::: Given information :::

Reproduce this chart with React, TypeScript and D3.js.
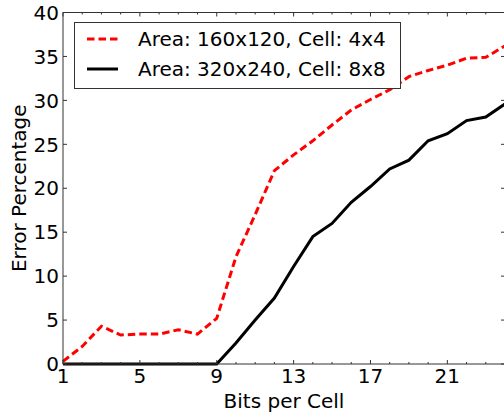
import { useEffect, useRef } from 'react';
import * as d3 from 'd3';

const width = 504;
const height = 415;

// bits per cell on the x axis
const bitsPerCell = [1, 2, 3, 4, 5, 6, 7, 8, 9, 10, 11, 12, 13, 14, 15, 16, 17, 18, 19, 20, 21, 22, 23, 24];
// error percentage, area 160x120, cell 4x4
const smallAreaError = [0.3, 2.0, 4.3, 3.3, 3.4, 3.4, 3.9, 3.4, 5.2, 12.2, 17.0, 22.0, 23.8, 25.4, 27.2, 28.9, 30.1, 31.2, 32.7, 33.4, 34.0, 34.8, 34.9, 36.2];
// error percentage, area 320x240, cell 8x8
const largeAreaError = [0, 0, 0, 0, 0, 0, 0, 0, 0, 2.4, 5.0, 7.5, 11.1, 14.5, 16.0, 18.4, 20.2, 22.2, 23.2, 25.4, 26.2, 27.7, 28.1, 29.6];

const xTicks = [1, 5, 9, 13, 17, 21];
const yTicks = [0, 5, 10, 15, 20, 25, 30, 35, 40];
const legendLabels = ['Area: 160x120, Cell: 4x4', 'Area: 320x240, Cell: 8x8'];

const font = 'DejaVu Sans';

const ErrorChart = () => {
  const ref = useRef<SVGSVGElement>(null);

  useEffect(() => {
    const svg = d3.select(ref.current);
    svg.selectAll('*').remove();

    const left = 63;
    const right = 505;
    const top = 12.5;
    const bottom = 364;

    const x = d3.scaleLinear().domain([1, 24]).range([left, right]);
    const y = d3.scaleLinear().domain([0, 40]).range([bottom, top]);

    svg.append('rect')
      .attr('width', width)
      .attr('height', height)
      .attr('fill', 'white');

    const g = svg.append('g');

    // lines
    const line = d3.line<number>()
      .x((d, i) => x(bitsPerCell[i]))
      .y((d) => y(d));

    g.append('path')
      .datum(largeAreaError)
      .attr('fill', 'none')
      .attr('stroke', 'black')
      .attr('stroke-width', 3)
      .attr('d', line);

    g.append('path')
      .datum(smallAreaError)
      .attr('fill', 'none')
      .attr('stroke', '#ff0000')
      .attr('stroke-width', 3)
      .attr('stroke-dasharray', '7.5,4')
      .attr('d', line);

    // spines
    const spineColor = '#333';
    g.append('rect')
      .attr('x', left)
      .attr('y', top)
      .attr('width', right - left)
      .attr('height', bottom - top)
      .attr('fill', 'none')
      .attr('stroke', spineColor)
      .attr('stroke-width', 1);

    // ticks, pointing inward on all four sides
    const minorX = d3.range(1, 25).filter((v) => !xTicks.includes(v));
    const ticks = g.append('g').attr('stroke', spineColor).attr('stroke-width', 1);
    xTicks.forEach((v) => {
      ticks.append('line').attr('x1', x(v)).attr('x2', x(v)).attr('y1', bottom).attr('y2', bottom - 4);
      ticks.append('line').attr('x1', x(v)).attr('x2', x(v)).attr('y1', top).attr('y2', top + 4);
    });
    minorX.forEach((v) => {
      ticks.append('line').attr('x1', x(v)).attr('x2', x(v)).attr('y1', bottom).attr('y2', bottom - 2);
      ticks.append('line').attr('x1', x(v)).attr('x2', x(v)).attr('y1', top).attr('y2', top + 2);
    });
    yTicks.forEach((v) => {
      ticks.append('line').attr('x1', left).attr('x2', left + 4).attr('y1', y(v)).attr('y2', y(v));
      ticks.append('line').attr('x1', right - 4).attr('x2', right).attr('y1', y(v)).attr('y2', y(v));
    });

    // tick labels
    g.append('g')
      .selectAll('text')
      .data(xTicks)
      .join('text')
      .attr('x', (d) => x(d))
      .attr('y', 383)
      .attr('text-anchor', 'middle')
      .attr('font-family', font)
      .attr('font-size', 20)
      .text((d) => d);

    g.append('g')
      .selectAll('text')
      .data(yTicks)
      .join('text')
      .attr('x', 59)
      .attr('y', (d) => y(d))
      .attr('dy', '0.36em')
      .attr('text-anchor', 'end')
      .attr('font-family', font)
      .attr('font-size', 20)
      .text((d) => d);

    // axis titles
    g.append('text')
      .attr('x', (left + right) / 2)
      .attr('y', 408)
      .attr('text-anchor', 'middle')
      .attr('font-family', font)
      .attr('font-size', 20)
      .text('Bits per Cell');

    g.append('text')
      .attr('transform', `translate(26, ${(top + bottom) / 2}) rotate(-90)`)
      .attr('text-anchor', 'middle')
      .attr('font-family', font)
      .attr('font-size', 20)
      .text('Error Percentage');

    // legend
    const legend = g.append('g');
    legend.append('rect')
      .attr('x', 74.5)
      .attr('y', 22.5)
      .attr('width', 326)
      .attr('height', 66)
      .attr('fill', 'white')
      .attr('stroke', spineColor)
      .attr('stroke-width', 1);

    const legendStyles = [
      { stroke: '#ff0000', dash: '7.5,4' },
      { stroke: 'black', dash: null },
    ];
    legendLabels.forEach((label, i) => {
      const ly = 39 + i * 30;
      legend.append('line')
        .attr('x1', 87)
        .attr('x2', 118)
        .attr('y1', ly)
        .attr('y2', ly)
        .attr('stroke', legendStyles[i].stroke)
        .attr('stroke-width', 3)
        .attr('stroke-dasharray', legendStyles[i].dash);
      legend.append('text')
        .attr('x', 138)
        .attr('y', ly)
        .attr('dy', '0.36em')
        .attr('font-family', font)
        .attr('font-size', 20)
        .text(label);
    });
  }, []);

  return (
    <svg
      ref={ref}
      width={width}
      height={height}
      style={{ position: 'absolute', left: 0, top: 0 }}
    />
  );
};

export default function App() {
  return <ErrorChart />;
}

:::

> **Exercise instructions**:
Copy exactly the lines running from the beginning of the listing through the line that has "const height = 415;". Drop the pictures.

> **Reply to the task**:
Reproduce this chart with React, TypeScript and D3.js.
import { useEffect, useRef } from 'react';
import * as d3 from 'd3';

const width = 504;
const height = 415;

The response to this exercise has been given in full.